Halkın Partisi son günlerde Kıbrıs sorunu konusunda yaşanan gelişmeleri değerlendirmiş ve konu ile ilgili görüşlerini kamuoyu ile paylaşma ihtiyacı hissetmiştir. HP, Kıbrıs’ta federal bir ortaklığın kurulmasının önündeki en önemli engellerden birisinin Kıbrıs Rum tarafının yönetimi ve zenginliği Kıbrıslı Türkler ile paylaşmaya hazır olmamasıyla ilgili olduğunu ve bunun son dönemde yaşanan gelişmelerle bir kez daha doğrulandığını düşünmektedir.
2004 yılında BM tarafından da açıkça vurgulanan Rum tarafının “paylaşmaya hazır olmama” sorunu, Cumhurbaşkanı Akıncı da dahil pek çok kişi tarafından bir zihniyet değişimi ihtiyacı olarak tanımlanmış ve defalarca tekrarlanmıştır. Üstelik Kıbrıs Rum tarafında bu açıdan herhangi bir değişim olmadığı Sayın Cumhurbaşkanı tarafından son liderler yemeği ertesinde de teyit edilmiştir.
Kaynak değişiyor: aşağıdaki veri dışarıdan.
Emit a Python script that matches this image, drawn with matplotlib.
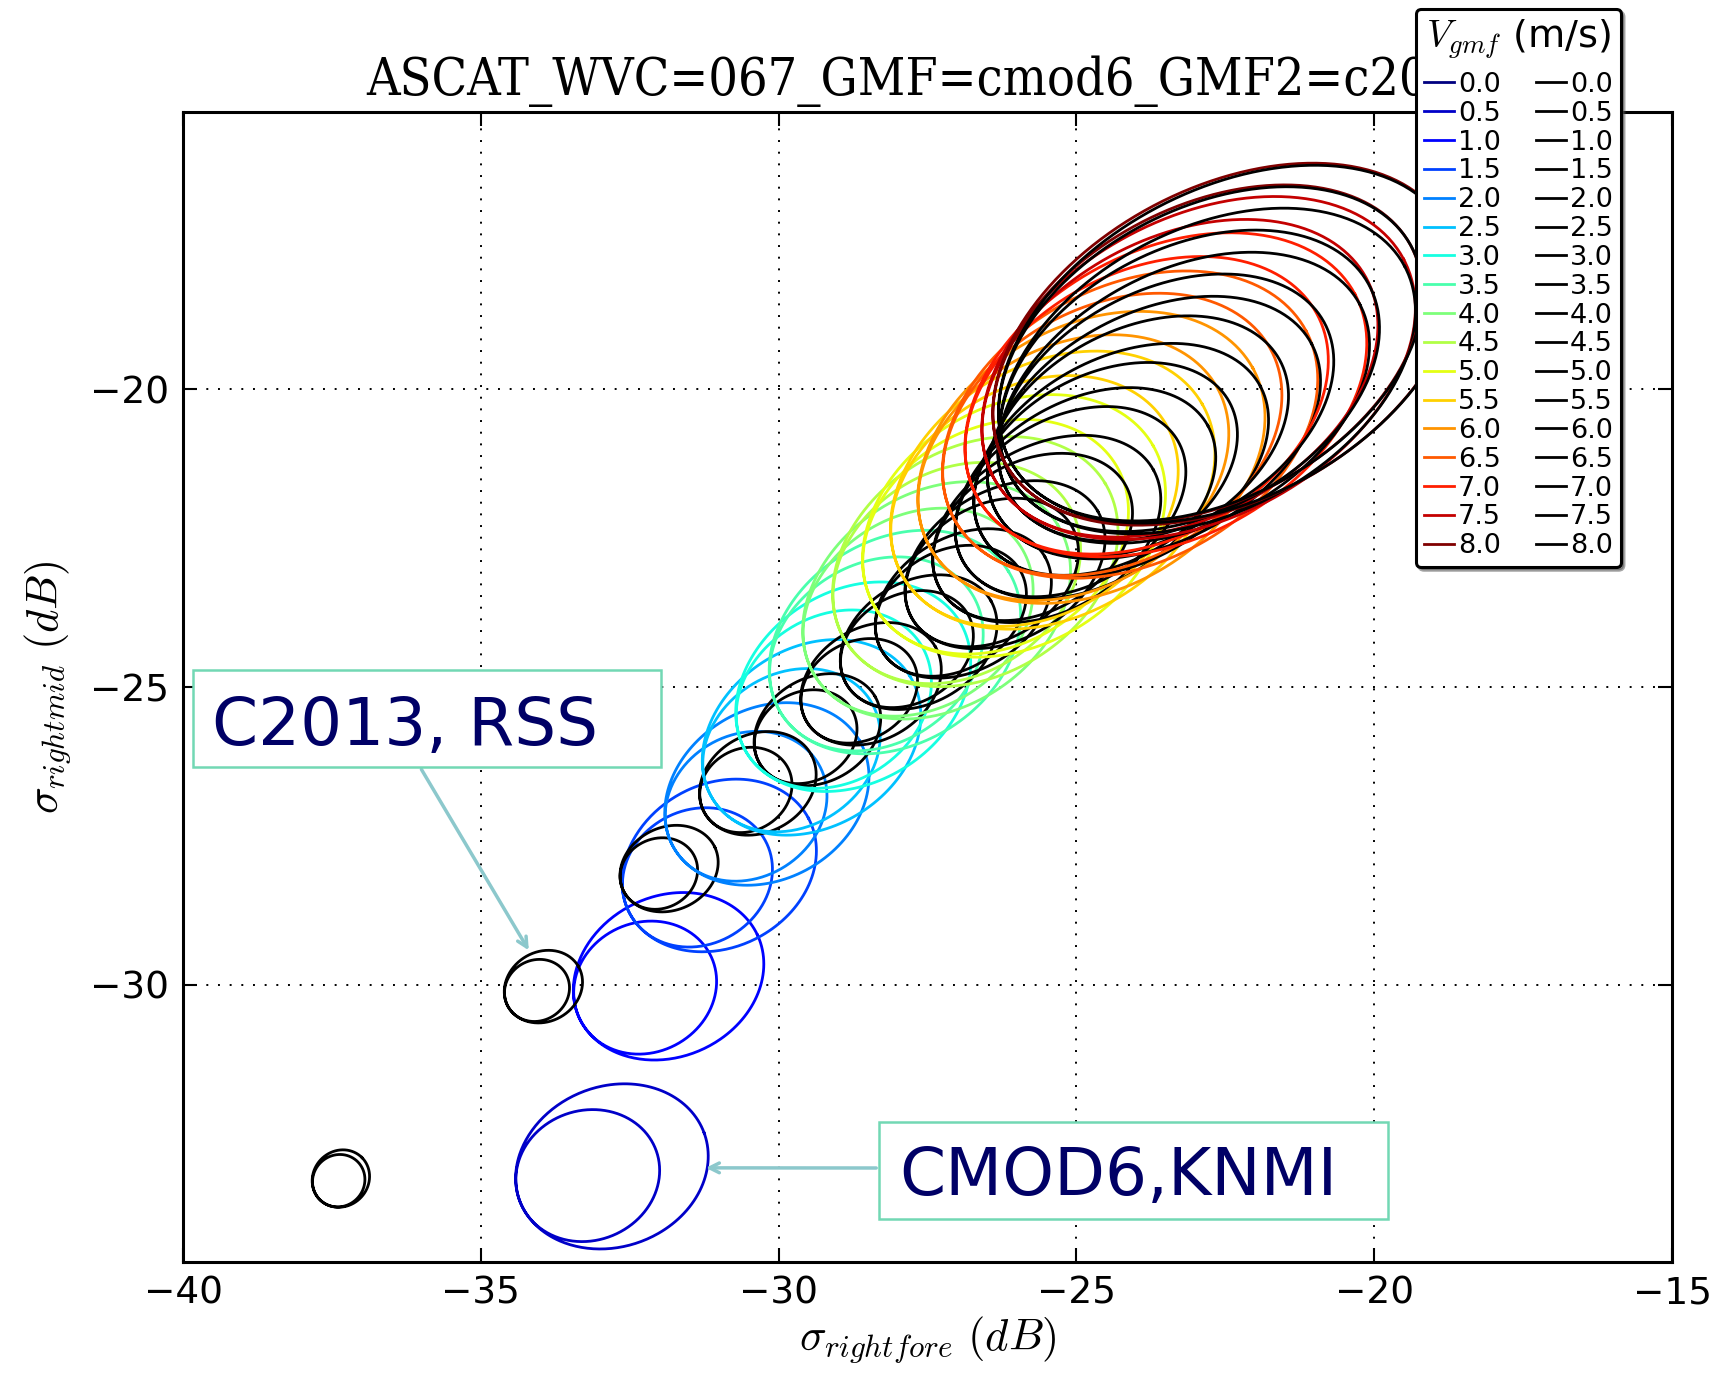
import numpy as np
import matplotlib
matplotlib.use('Agg')
import matplotlib.pyplot as plt
from matplotlib.lines import Line2D
from matplotlib.patches import Rectangle

plt.rcParams['mathtext.fontset'] = 'cm'
plt.rcParams['font.family'] = ['DejaVu Sans']

# wind speeds of the rings (m/s)
speeds = [0.0, 0.5, 1.0, 1.5, 2.0, 2.5, 3.0, 3.5, 4.0, 4.5, 5.0, 5.5, 6.0, 6.5, 7.0, 7.5, 8.0]

# CMOD6 (KNMI) rings: centre of the upwind loop, semi axes, tilt, downwind/upwind loop ratio
cmod_xc = [np.nan, -32.80, -31.85, -31.00, -30.20, -29.45, -28.75, -28.05, -27.35,
           -26.70, -26.05, -25.40, -24.75, -24.10, -23.50, -22.95, -22.50]
cmod_yc = [np.nan, -33.05, -29.86, -28.00, -26.80, -25.85, -25.00, -24.25, -23.55,
           -22.90, -22.30, -21.70, -21.15, -20.60, -20.10, -19.65, -19.25]
cmod_a = [np.nan, 1.65, 1.65, 1.70, 1.80, 1.95, 2.10, 2.25, 2.40,
          2.55, 2.70, 2.90, 3.10, 3.35, 3.60, 3.90, 4.20]
cmod_b = [np.nan, 1.40, 1.40, 1.42, 1.48, 1.55, 1.65, 1.75, 1.85,
          1.95, 2.05, 2.15, 2.25, 2.35, 2.45, 2.55, 2.65]
cmod_tilt = [np.nan, 20, 25, 28, 30, 32, 32, 32, 32, 31, 30, 30, 29, 28, 28, 28, 28]
cmod_ratio = [np.nan, 0.74, 0.74, 0.76, 0.78, 0.80, 0.82, 0.84, 0.85,
              0.86, 0.87, 0.88, 0.89, 0.90, 0.90, 0.91, 0.92]

# C2013 (RSS) rings
c2013_xc = [np.nan, -37.35, -33.95, -31.84, -30.35, -29.35, -28.45, -27.65, -26.90,
            -26.20, -25.50, -24.85, -24.25, -23.70, -23.20, -22.80, -22.45]
c2013_yc = [np.nan, -33.25, -30.03, -28.05, -26.62, -25.72, -24.95, -24.25, -23.60,
            -22.95, -22.35, -21.75, -21.20, -20.65, -20.15, -19.70, -19.25]
c2013_a = [np.nan, 0.50, 0.68, 0.85, 1.02, 1.12, 1.25, 1.40, 1.58,
           1.80, 2.05, 2.35, 2.65, 3.00, 3.35, 3.75, 4.15]
c2013_b = [np.nan, 0.47, 0.60, 0.72, 0.85, 0.90, 0.97, 1.05, 1.15,
           1.28, 1.42, 1.58, 1.75, 1.95, 2.15, 2.40, 2.62]
c2013_tilt = [np.nan, 45, 30, 25, 28, 30, 30, 30, 30, 30, 29, 29, 28, 28, 28, 28, 28]
c2013_ratio = [np.nan, 0.90, 0.82, 0.78, 0.78, 0.80, 0.82, 0.84, 0.85,
               0.86, 0.87, 0.88, 0.89, 0.90, 0.90, 0.91, 0.92]


def ring(xc, yc, a, b, tilt, ratio, n=600):
    # two loops over 0..720 deg; both share the low (crosswind) end of the major axis
    t = np.linspace(0, 4 * np.pi, n)
    th = np.radians(tilt)
    ex = a * np.cos(t)
    ey = b * np.sin(t)
    px = ex * np.cos(th) - ey * np.sin(th)
    py = ex * np.sin(th) + ey * np.cos(th)
    ax0, ay0 = -a * np.cos(th), -a * np.sin(th)
    s = (1 + ratio) / 2 + (1 - ratio) / 2 * np.cos(t / 2)
    return xc + ax0 + s * (px - ax0), yc + ay0 + s * (py - ay0)


fig = plt.figure(figsize=(17.2, 13.76), dpi=100)
ax = fig.add_axes([183 / 1720, 114 / 1376, 1489 / 1720, 1150 / 1376])

colors = [plt.cm.jet(i / (len(speeds) - 1)) for i in range(len(speeds))]

for i in range(len(speeds)):
    if not np.isnan(cmod_xc[i]):
        x, y = ring(cmod_xc[i], cmod_yc[i], cmod_a[i], cmod_b[i], cmod_tilt[i], cmod_ratio[i])
        ax.plot(x, y, color=colors[i], lw=2.0)
    if not np.isnan(c2013_xc[i]):
        x, y = ring(c2013_xc[i], c2013_yc[i], c2013_a[i], c2013_b[i], c2013_tilt[i], c2013_ratio[i])
        ax.plot(x, y, color='k', lw=2.0)

ax.set_xlim(-40, -15)
ax.set_ylim(-34.65, -15.35)
ax.set_xticks([-40, -35, -30, -25, -20, -15])
ax.set_yticks([-30, -25, -20])
ax.grid(True, color='k', linestyle=(0, (1, 5)), lw=1.4)
ax.tick_params(direction='in', length=10, width=1.5, labelsize=27, pad=10,
               top=True, right=True)
for sp in ax.spines.values():
    sp.set_linewidth(2.2)

ax.set_xlabel(r'$\sigma_{rightfore}\ (dB)$', fontsize=32, labelpad=2)
ax.set_ylabel(r'$\sigma_{rightmid}\ (dB)$', fontsize=32, labelpad=12)
ax.set_title('ASCAT_WVC=067_GMF=cmod6_GMF2=c2013', fontsize=37.3,
             family='DejaVu Serif', fontstretch='condensed', pad=12)

# legend: coloured GMF rings in the first column, black GMF2 rings in the second
handles = [Line2D([], [], color=c, lw=2) for c in colors]
handles += [Line2D([], [], color='k', lw=2) for _ in speeds]
labels = ['%.1f' % v for v in speeds] * 2
leg = fig.legend(handles, labels, ncol=2, loc='upper left',
                 bbox_to_anchor=(1416 / 1720, 1 - 9 / 1376), borderaxespad=0,
                 fontsize=19.5, title=r'$V_{gmf}$ (m/s)', title_fontsize=27.5,
                 labelspacing=0.105, handlelength=1.1, handletextpad=0.15,
                 columnspacing=1.3, borderpad=0.3, fancybox=True, shadow=True,
                 framealpha=1)
leg._legend_box.sep = 8  # a bit more room under the legend title
leg.get_frame().set_edgecolor('k')
leg.get_frame().set_linewidth(2.2)

# callouts naming the two model families
box_col = '#72d8b4'
arrow_col = '#8cc8cc'
txt_col = '#000066'
fig.patches.append(Rectangle((193 / 1720, 609 / 1376), 468 / 1720, 97 / 1376,
                             transform=fig.transFigure, fill=True, fc='white',
                             ec=box_col, lw=1.8, zorder=5))
fig.text(212 / 1720, 631 / 1376, 'C2013, RSS', fontsize=47.5, color=txt_col,
         va='baseline', zorder=6)
fig.patches.append(Rectangle((879 / 1720, 157 / 1376), 509 / 1720, 97 / 1376,
                             transform=fig.transFigure, fill=True, fc='white',
                             ec=box_col, lw=1.8, zorder=5))
fig.text(899 / 1720, 181 / 1376, 'CMOD6,KNMI', fontsize=47.5, color=txt_col,
         va='baseline', zorder=6)

ax.annotate('', xy=(-34.17, -29.46), xycoords='data',
            xytext=(420 / 1720, 609 / 1376), textcoords='figure fraction',
            arrowprops=dict(arrowstyle='->,head_length=0.7,head_width=0.35',
                            color=arrow_col, lw=2.5))
ax.annotate('', xy=(-31.27, -33.07), xycoords='data',
            xytext=(879 / 1720, 208 / 1376), textcoords='figure fraction',
            arrowprops=dict(arrowstyle='->,head_length=0.7,head_width=0.35',
                            color=arrow_col, lw=2.5))

fig.savefig('out.png', dpi=100)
Biz Halkın Partisi olarak gelinen aşamada en önemli tehlikenin aynı müzakere sürecinin kaldığı yerden devam etmesi olduğunu düşünüyoruz. Müzakerelerin kaldığı yerden devamı, statükonun bir 50 yıl daha sonuçsuz müzakerelerle gizlenerek devam ettirilmesi anlamına gelecektir.
Geçtiğimiz yıl İsviçre’de başarısızlığa uğrayan ve BM Genel Sekreteri tarafından da bu şekilde tarif edilmiş müzakereler ertesinde, o eski sürecin içerisinde masaya gelmiş olan ve pek çok açıdan yoruma açık, her isteyenin kendi beğendiği tarafa çekebileceği bir kağıda yaslanılarak müzakerelerin yeniden başlamasına neden olacak tutum ve davranışlardan kaçınılması gerektiğini düşünüyoruz. Bizi sonuca götürmeyen ve şikayetçi olduğumuz bir müzakere sürecinin bir parçası olan böyle bir kağıda yaslanılması, eski sürecin aynen devam ettirilmesini de beraberinde getirme tehlikesini içermektedir.
Halkın Partisi Sayın Akıncı’nın buna kesinlikle fırsat vermemesi gerektiği düşüncesindedir. Kaldı ki son günlerde nereye çekilirse oraya götürülebilecek nitelikte olan böyle bir kağıt temelinde yapılan hamleye Kıbrıs Rum tarafından gelen yanıt, Rum liderliğinin kendi yorumunu Kıbrıs Türk tarafına empoze etmeye çalıştığını göstermiştir. Üstelik Kıbrıs Rum liderliği ortada başka bir BM kağıdı varmış gibi davranarak “yorum ve belge farklarını oturup konuşuruz, bunun için de müzakereye kaldığı yerden devam ederiz” tavrını ortaya koymuştur.
Kıbrıs Türk tarafı 50 yıldır devam eden bu kısır döngüye yeniden girip bir 50 yıl daha müzakereye hapsolmamalıdır. Halkın Partisi, aynı şeyler yapılarak farklı sonuçlar alınamayacağını akılda tutarak Kıbrıs’ta gerek süreçle gerekse masada müzakere edilen olası bir ortaklıkla ilgili
olarak çok daha sorgulayıcı bir yaklaşıma ihtiyaç olduğunu düşünmektedir. Kıbrıs Rum tarafı yönetim ve zenginliği paylaşmaktan çok uzaktadır. Bu nedenle bu tavır değişmediği sürece müzakereye girme konusunda temkinli olmak ve Kıbrıs Türkü’nü sonuçsuz müzakerelere mahkum edecek yaklaşımlardan uzak durulması gerekir. Türlü zorluklar içerisinde var olma mücadelesi veren Kıbrıs Türkü’ne yeni bir hayal kırıklığı yaşatmaya kimsenin hakkı yoktur. Rum tarafında bir zihniyet değişimi olmadığı sürece başlayacak herhangi bir müzakere süreci statükonun devamından başka bir şeye hizmet etmeyecektir.
Gelinen aşamada ihtiyaç müzakere değil, bu adanın geleceği konusunda gerçekçi çözümleri tartışabileceğimiz bir diyalog sürecidir. İki tarafın arasında güvenin oluşturulması, işbirliği imkanlarının zorlanması, anlamsız ve sonuçsuz bir müzakere sürecinden çok daha gerçekçi ve gereklidir. Halkın Partisi Cumhurbaşkanı Mustafa Akıncı’yı bu hususları dikkate alarak hareket etmeye davet eder.